__Dataset content__
■ ■ ■ ■ ■
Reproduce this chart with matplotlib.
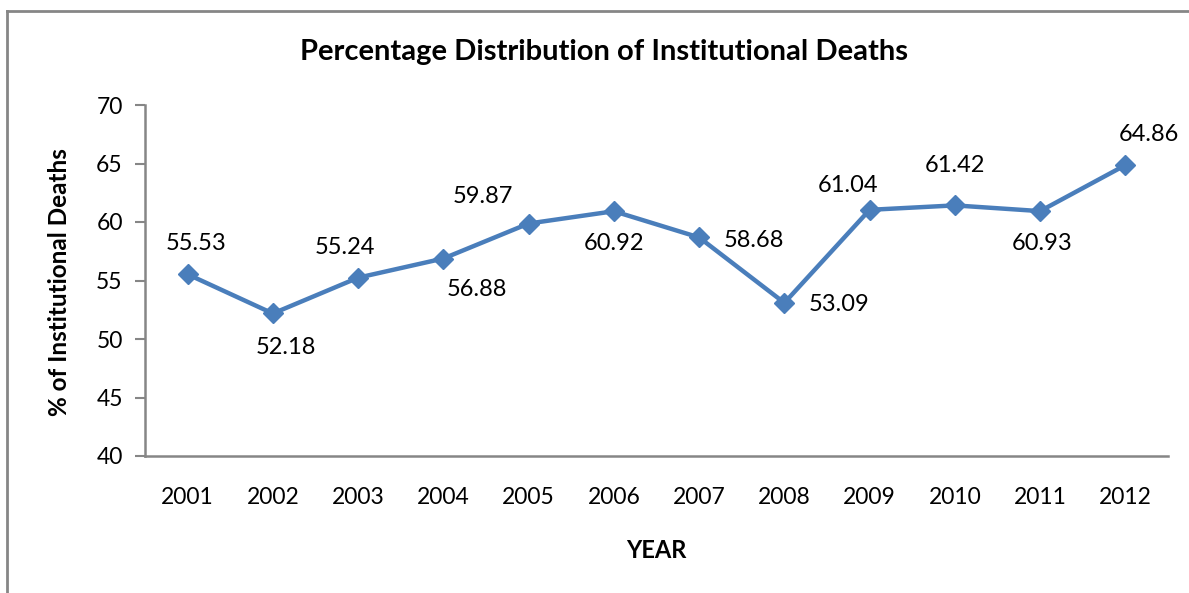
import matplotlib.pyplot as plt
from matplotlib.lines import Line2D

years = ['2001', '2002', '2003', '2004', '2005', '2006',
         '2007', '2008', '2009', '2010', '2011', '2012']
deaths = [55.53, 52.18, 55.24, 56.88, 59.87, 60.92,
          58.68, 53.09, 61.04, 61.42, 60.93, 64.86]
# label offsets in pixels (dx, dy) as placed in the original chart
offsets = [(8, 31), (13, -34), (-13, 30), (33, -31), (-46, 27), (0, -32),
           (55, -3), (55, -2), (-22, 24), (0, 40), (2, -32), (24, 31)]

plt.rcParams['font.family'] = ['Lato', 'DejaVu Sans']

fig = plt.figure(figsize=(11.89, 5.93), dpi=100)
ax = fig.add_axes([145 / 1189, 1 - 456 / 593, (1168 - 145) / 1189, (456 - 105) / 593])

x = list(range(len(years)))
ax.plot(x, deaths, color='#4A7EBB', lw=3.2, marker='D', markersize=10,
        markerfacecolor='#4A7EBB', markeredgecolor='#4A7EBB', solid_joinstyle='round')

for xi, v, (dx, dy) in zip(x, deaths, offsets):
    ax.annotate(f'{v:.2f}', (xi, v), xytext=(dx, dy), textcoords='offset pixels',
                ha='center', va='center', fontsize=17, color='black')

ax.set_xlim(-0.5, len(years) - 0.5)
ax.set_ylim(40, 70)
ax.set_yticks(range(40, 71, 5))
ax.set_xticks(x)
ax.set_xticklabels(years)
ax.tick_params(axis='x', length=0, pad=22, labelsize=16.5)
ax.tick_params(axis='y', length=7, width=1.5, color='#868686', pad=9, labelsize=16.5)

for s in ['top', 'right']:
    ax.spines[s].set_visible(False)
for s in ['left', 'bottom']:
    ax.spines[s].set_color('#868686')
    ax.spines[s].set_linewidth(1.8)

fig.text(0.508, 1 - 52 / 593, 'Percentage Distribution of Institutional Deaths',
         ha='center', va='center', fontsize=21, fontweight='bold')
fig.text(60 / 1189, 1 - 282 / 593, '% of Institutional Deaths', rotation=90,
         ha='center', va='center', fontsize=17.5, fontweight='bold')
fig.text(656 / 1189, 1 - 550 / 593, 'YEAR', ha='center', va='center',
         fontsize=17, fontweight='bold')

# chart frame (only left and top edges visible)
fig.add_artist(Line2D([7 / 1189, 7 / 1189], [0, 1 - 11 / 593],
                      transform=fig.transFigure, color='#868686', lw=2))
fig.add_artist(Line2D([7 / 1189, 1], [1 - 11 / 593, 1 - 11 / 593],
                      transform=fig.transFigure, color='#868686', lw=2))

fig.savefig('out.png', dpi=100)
■ ■ ■ ■ ■
__Goal__
Omit the pictures and reproduce the listing exactly.

__Answer to this task__
Reproduce this chart with matplotlib.
import matplotlib.pyplot as plt
from matplotlib.lines import Line2D

years = ['2001', '2002', '2003', '2004', '2005', '2006',
         '2007', '2008', '2009', '2010', '2011', '2012']
deaths = [55.53, 52.18, 55.24, 56.88, 59.87, 60.92,
          58.68, 53.09, 61.04, 61.42, 60.93, 64.86]
# label offsets in pixels (dx, dy) as placed in the original chart
offsets = [(8, 31), (13, -34), (-13, 30), (33, -31), (-46, 27), (0, -32),
           (55, -3), (55, -2), (-22, 24), (0, 40), (2, -32), (24, 31)]

plt.rcParams['font.family'] = ['Lato', 'DejaVu Sans']

fig = plt.figure(figsize=(11.89, 5.93), dpi=100)
ax = fig.add_axes([145 / 1189, 1 - 456 / 593, (1168 - 145) / 1189, (456 - 105) / 593])

x = list(range(len(years)))
ax.plot(x, deaths, color='#4A7EBB', lw=3.2, marker='D', markersize=10,
        markerfacecolor='#4A7EBB', markeredgecolor='#4A7EBB', solid_joinstyle='round')

for xi, v, (dx, dy) in zip(x, deaths, offsets):
    ax.annotate(f'{v:.2f}', (xi, v), xytext=(dx, dy), textcoords='offset pixels',
                ha='center', va='center', fontsize=17, color='black')

ax.set_xlim(-0.5, len(years) - 0.5)
ax.set_ylim(40, 70)
ax.set_yticks(range(40, 71, 5))
ax.set_xticks(x)
ax.set_xticklabels(years)
ax.tick_params(axis='x', length=0, pad=22, labelsize=16.5)
ax.tick_params(axis='y', length=7, width=1.5, color='#868686', pad=9, labelsize=16.5)

for s in ['top', 'right']:
    ax.spines[s].set_visible(False)
for s in ['left', 'bottom']:
    ax.spines[s].set_color('#868686')
    ax.spines[s].set_linewidth(1.8)

fig.text(0.508, 1 - 52 / 593, 'Percentage Distribution of Institutional Deaths',
         ha='center', va='center', fontsize=21, fontweight='bold')
fig.text(60 / 1189, 1 - 282 / 593, '% of Institutional Deaths', rotation=90,
         ha='center', va='center', fontsize=17.5, fontweight='bold')
fig.text(656 / 1189, 1 - 550 / 593, 'YEAR', ha='center', va='center',
         fontsize=17, fontweight='bold')

# chart frame (only left and top edges visible)
fig.add_artist(Line2D([7 / 1189, 7 / 1189], [0, 1 - 11 / 593],
                      transform=fig.transFigure, color='#868686', lw=2))
fig.add_artist(Line2D([7 / 1189, 1], [1 - 11 / 593, 1 - 11 / 593],
                      transform=fig.transFigure, color='#868686', lw=2))

fig.savefig('out.png', dpi=100)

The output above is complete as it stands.